### [REQUIRED WORK]
Copy all lines holding the word "that" from the entries.

** Begin RECORDS FOR THE EXERCISE **

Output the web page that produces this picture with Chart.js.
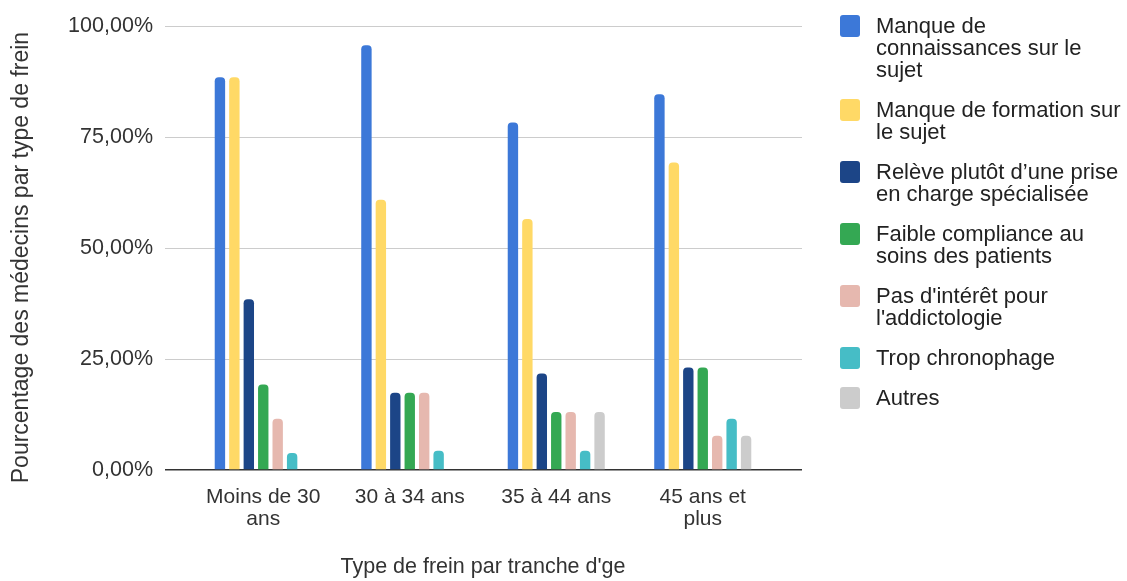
<!DOCTYPE html>
<html>
<head>
<meta charset="utf-8">
<script src="https://cdn.jsdelivr.net/npm/chart.js@4.4.1/dist/chart.umd.min.js"></script>
<style>
  html, body { margin: 0; padding: 0; background: #fff; }
  #wrap { position: relative; width: 1127px; height: 581px; }
  #legend {
    position: absolute; left: 840px; top: 15px;
    font: 22px "Liberation Sans", Arial, sans-serif;
    line-height: 22px; color: #222;
  }
  .legendItem { display: flex; align-items: flex-start; margin-bottom: 18px; }
  .legendBox { width: 20px; height: 22px; border-radius: 3px; flex: none; margin-right: 16px; }
</style>
</head>
<body>
<div id="wrap">
  <canvas id="chart" width="1127" height="581"></canvas>
  <div id="legend"></div>
</div>
<script>
const ageGroups = [['Moins de 30', 'ans'], '30 à 34 ans', '35 à 44 ans', ['45 ans et', 'plus']];

const reasons = [
  ['Manque de', 'connaissances sur le', 'sujet'],
  ['Manque de formation sur', 'le sujet'],
  ['Relève plutôt d\u2019une prise', 'en charge spécialisée'],
  ['Faible compliance au', 'soins des patients'],
  ['Pas d\'intérêt pour', 'l\'addictologie'],
  ['Trop chronophage'],
  ['Autres']
];
const reasonColors = ['#3c78d8', '#ffd966', '#1c4587', '#34a853', '#e6b8af', '#46bdc6', '#cccccc'];

// % des médecins, par tranche d'âge
const connaissances = [88.46, 95.65, 78.26, 84.62];
const formation     = [88.46, 60.87, 56.52, 69.23];
const priseEnCharge = [38.46, 17.39, 21.74, 23.08];
const compliance    = [19.23, 17.39, 13.04, 23.08];
const interet       = [11.54, 17.39, 13.04, 7.69];
const chronophage   = [3.85, 4.35, 4.35, 11.54];
const autres        = [0, 0, 13.04, 7.69];

const yTicks = [0, 25, 50, 75, 100];

const seriesValues = [connaissances, formation, priseEnCharge, compliance, interet, chronophage, autres];

const family = '"Liberation Sans", Arial, sans-serif';
const textColor = '#333';

const gridColor = (ctx) => ctx.tick && ctx.tick.value === 0 ? '#333333' : '#cccccc';
const gridWidth = (ctx) => ctx.tick && ctx.tick.value === 0 ? 1.5 : 1;

const chart = new Chart(document.getElementById('chart').getContext('2d'), {
  type: 'bar',
  data: {
    labels: ageGroups,
    datasets: seriesValues.map((values, i) => ({
      label: reasons[i].join(' '),
      data: values,
      backgroundColor: reasonColors[i],
      borderRadius: 4,
      borderSkipped: 'start',
      categoryPercentage: 0.69,
      barPercentage: 0.72
    }))
  },
  options: {
    responsive: false,
    animation: false,
    layout: { padding: { top: 26, right: 325, bottom: 0, left: 0 } },
    plugins: {
      legend: { display: false },
      tooltip: { enabled: false }
    },
    scales: {
      x: {
        grid: { display: false, drawTicks: false },
        border: { display: false },
        ticks: {
          font: { family: family, size: 21, lineHeight: 1.05 },
          color: textColor, padding: 16, maxRotation: 0, autoSkip: false
        },
        title: {
          display: true,
          text: 'Type de frein par tranche d\'ge',
          font: { family: family, size: 21.5 }, color: textColor,
          padding: { top: 0, bottom: 1 }
        },
        afterFit: (scale) => { scale.height = 111; }
      },
      y: {
        min: 0,
        max: 100,
        afterBuildTicks: (scale) => { scale.ticks = yTicks.map(v => ({ value: v })); },
        grid: { color: gridColor, lineWidth: gridWidth, tickLength: 25 },
        border: { display: false },
        ticks: {
          font: { family: family, size: 21.5 }, color: textColor, padding: 12,
          callback: (v) => v.toFixed(2).replace('.', ',') + '%'
        },
        title: {
          display: true,
          // espaces finaux : le titre est un peu décalé vers le bas dans l'original
          text: 'Pourcentage des médecins par type de frein\u00a0\u00a0\u00a0',
          font: { family: family, size: 23 }, color: textColor,
          padding: { top: 8, bottom: 0 }
        },
        afterFit: (scale) => { scale.width = 190; }
      },
      yRight: {
        position: 'right',
        min: 0,
        max: 100,
        afterBuildTicks: (scale) => { scale.ticks = yTicks.map(v => ({ value: v })); },
        grid: { color: gridColor, lineWidth: gridWidth, tickLength: 26, drawOnChartArea: false },
        border: { display: false },
        ticks: { display: false },
        afterFit: (scale) => { scale.width = 26; }
      }
    }
  }
});

// légende HTML (libellés sur plusieurs lignes)
const legendEl = document.getElementById('legend');
chart.data.datasets.forEach((ds, i) => {
  const item = document.createElement('div');
  item.className = 'legendItem';
  const box = document.createElement('div');
  box.className = 'legendBox';
  box.style.background = ds.backgroundColor;
  const text = document.createElement('div');
  text.innerHTML = reasons[i].join('<br>');
  item.appendChild(box);
  item.appendChild(text);
  legendEl.appendChild(item);
});
</script>
</body>
</html>
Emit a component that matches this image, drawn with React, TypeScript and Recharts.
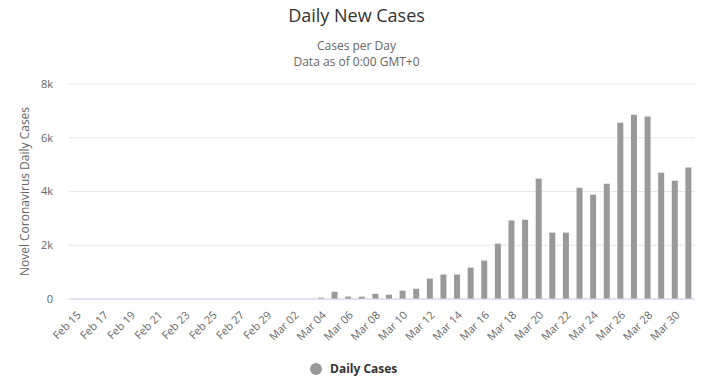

** End RECORDS FOR THE EXERCISE **

### [SOLUTION]
Output the web page that produces this picture with Chart.js.
Emit a component that matches this image, drawn with React, TypeScript and Recharts.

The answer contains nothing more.